DATA SHOWN.
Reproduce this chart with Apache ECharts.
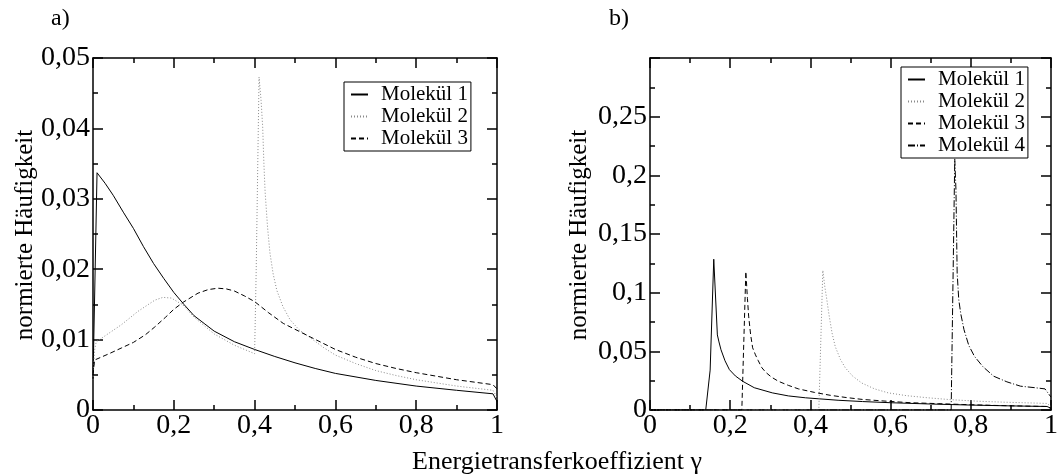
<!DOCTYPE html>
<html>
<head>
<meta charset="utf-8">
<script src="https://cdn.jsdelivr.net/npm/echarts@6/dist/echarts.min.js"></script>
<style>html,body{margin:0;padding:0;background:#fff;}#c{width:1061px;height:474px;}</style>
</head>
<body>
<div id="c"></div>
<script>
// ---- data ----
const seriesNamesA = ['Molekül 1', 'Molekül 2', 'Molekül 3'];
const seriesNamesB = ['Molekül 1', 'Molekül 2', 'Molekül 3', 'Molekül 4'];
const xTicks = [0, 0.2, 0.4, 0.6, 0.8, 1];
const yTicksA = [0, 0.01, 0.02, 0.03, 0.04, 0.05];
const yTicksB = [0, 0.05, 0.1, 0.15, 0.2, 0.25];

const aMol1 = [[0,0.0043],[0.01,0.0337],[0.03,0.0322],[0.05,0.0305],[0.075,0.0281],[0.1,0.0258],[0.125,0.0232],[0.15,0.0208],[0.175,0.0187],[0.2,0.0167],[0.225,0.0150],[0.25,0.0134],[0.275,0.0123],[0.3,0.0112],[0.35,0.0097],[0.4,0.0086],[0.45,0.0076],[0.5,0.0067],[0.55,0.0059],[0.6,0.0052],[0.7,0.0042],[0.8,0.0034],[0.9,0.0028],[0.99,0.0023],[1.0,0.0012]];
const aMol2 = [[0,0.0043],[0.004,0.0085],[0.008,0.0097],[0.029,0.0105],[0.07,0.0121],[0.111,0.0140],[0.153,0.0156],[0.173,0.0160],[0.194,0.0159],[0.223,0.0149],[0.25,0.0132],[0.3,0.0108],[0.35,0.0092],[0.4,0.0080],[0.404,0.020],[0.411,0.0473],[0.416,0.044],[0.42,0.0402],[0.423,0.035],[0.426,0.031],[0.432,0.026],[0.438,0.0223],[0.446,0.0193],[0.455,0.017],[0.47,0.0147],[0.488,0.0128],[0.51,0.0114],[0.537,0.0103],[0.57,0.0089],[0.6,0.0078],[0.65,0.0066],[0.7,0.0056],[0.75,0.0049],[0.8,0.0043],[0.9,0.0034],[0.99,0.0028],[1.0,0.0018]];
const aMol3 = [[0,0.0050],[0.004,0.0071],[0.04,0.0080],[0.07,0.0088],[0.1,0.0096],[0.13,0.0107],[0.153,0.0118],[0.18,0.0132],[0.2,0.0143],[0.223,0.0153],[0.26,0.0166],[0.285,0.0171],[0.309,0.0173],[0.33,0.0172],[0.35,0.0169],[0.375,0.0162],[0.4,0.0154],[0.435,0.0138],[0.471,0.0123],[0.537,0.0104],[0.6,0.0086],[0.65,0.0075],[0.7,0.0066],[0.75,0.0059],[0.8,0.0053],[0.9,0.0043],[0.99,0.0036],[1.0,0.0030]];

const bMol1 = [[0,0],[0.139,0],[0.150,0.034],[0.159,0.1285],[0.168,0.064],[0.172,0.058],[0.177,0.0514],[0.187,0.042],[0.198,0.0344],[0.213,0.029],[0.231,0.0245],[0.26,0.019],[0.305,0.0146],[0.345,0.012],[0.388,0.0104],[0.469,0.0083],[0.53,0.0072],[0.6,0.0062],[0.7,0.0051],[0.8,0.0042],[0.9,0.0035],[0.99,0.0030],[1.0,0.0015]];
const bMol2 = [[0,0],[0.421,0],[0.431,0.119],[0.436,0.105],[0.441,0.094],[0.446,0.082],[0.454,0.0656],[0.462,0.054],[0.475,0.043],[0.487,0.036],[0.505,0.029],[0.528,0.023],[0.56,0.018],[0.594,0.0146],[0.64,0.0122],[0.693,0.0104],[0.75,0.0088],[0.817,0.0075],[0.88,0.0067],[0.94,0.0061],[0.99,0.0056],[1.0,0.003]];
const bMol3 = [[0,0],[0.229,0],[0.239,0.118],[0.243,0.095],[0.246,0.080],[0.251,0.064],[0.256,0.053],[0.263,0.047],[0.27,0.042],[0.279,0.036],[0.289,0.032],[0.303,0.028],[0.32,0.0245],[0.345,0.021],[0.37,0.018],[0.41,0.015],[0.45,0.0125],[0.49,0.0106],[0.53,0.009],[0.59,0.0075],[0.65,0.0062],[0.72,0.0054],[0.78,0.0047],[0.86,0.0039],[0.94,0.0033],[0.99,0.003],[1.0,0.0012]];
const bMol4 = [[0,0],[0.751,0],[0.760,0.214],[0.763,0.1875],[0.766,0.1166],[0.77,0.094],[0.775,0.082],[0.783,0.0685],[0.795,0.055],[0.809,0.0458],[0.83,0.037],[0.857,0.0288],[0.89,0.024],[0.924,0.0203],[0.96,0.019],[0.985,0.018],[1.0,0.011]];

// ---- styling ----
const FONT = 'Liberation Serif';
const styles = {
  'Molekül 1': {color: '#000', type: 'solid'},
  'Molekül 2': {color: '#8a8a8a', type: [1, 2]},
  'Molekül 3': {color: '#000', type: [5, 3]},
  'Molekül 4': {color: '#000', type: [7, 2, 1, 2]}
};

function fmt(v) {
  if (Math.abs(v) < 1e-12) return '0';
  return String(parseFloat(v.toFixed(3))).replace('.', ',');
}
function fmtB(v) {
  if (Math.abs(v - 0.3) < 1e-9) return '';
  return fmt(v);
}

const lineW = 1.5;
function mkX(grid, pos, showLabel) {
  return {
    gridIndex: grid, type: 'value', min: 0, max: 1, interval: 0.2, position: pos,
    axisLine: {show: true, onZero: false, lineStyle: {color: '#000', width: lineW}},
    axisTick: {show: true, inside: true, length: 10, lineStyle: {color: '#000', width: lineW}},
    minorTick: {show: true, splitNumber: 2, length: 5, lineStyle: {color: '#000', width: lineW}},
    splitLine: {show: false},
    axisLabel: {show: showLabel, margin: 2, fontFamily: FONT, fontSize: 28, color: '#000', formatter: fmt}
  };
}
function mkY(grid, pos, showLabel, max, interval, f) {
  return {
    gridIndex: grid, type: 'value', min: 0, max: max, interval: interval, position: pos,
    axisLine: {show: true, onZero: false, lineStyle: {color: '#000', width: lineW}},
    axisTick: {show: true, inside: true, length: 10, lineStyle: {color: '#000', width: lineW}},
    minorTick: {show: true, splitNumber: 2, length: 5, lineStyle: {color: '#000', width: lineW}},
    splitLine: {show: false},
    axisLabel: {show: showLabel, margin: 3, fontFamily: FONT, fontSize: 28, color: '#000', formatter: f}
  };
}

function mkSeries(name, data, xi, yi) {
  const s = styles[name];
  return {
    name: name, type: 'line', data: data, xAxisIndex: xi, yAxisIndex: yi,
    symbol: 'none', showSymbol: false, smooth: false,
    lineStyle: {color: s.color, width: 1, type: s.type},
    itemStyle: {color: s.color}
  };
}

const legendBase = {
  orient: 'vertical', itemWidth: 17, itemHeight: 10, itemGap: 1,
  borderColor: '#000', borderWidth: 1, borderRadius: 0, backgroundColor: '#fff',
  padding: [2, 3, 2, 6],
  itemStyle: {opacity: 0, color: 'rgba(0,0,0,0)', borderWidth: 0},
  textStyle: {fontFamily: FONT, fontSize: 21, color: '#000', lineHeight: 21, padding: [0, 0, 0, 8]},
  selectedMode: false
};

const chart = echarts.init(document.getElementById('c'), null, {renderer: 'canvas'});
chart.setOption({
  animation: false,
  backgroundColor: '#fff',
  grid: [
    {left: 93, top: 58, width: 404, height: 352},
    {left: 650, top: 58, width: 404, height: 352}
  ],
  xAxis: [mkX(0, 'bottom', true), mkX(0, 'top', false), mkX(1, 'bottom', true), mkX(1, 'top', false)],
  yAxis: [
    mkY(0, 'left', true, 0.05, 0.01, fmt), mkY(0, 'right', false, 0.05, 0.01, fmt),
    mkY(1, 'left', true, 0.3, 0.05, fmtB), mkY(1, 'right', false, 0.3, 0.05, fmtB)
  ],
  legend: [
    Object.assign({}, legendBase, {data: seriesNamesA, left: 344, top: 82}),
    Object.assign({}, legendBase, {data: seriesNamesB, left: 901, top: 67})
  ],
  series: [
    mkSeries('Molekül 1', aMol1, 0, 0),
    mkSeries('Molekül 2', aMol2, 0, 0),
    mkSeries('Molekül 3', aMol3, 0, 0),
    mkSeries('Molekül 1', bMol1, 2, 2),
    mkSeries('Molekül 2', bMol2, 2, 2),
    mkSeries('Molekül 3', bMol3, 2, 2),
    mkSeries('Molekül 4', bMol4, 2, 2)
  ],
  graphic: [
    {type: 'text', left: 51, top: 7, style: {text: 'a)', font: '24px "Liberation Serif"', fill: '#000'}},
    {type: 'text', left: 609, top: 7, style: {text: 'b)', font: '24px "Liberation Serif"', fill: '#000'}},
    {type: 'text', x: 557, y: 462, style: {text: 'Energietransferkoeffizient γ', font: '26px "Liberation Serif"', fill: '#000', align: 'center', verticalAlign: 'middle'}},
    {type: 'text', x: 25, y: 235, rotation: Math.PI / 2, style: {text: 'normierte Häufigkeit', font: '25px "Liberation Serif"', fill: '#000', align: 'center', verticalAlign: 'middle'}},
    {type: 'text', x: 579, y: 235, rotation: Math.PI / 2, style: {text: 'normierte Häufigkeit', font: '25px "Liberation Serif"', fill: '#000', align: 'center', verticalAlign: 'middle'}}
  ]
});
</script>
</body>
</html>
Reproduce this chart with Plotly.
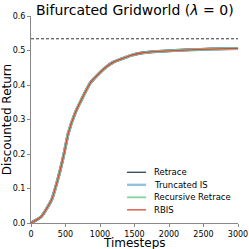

EXERCISE PROMPT.
Copy nothing past the line containing "const yTicksB = [0, 0.05, 0.1, 0.15, 0.2, 0.25];": reproduce every line from the start of the records up to it, skipping pictures.

TASK RESULT.
Reproduce this chart with Apache ECharts.
<!DOCTYPE html>
<html>
<head>
<meta charset="utf-8">
<script src="https://cdn.jsdelivr.net/npm/echarts@6/dist/echarts.min.js"></script>
<style>html,body{margin:0;padding:0;background:#fff;}#c{width:1061px;height:474px;}</style>
</head>
<body>
<div id="c"></div>
<script>
// ---- data ----
const seriesNamesA = ['Molekül 1', 'Molekül 2', 'Molekül 3'];
const seriesNamesB = ['Molekül 1', 'Molekül 2', 'Molekül 3', 'Molekül 4'];
const xTicks = [0, 0.2, 0.4, 0.6, 0.8, 1];
const yTicksA = [0, 0.01, 0.02, 0.03, 0.04, 0.05];
const yTicksB = [0, 0.05, 0.1, 0.15, 0.2, 0.25];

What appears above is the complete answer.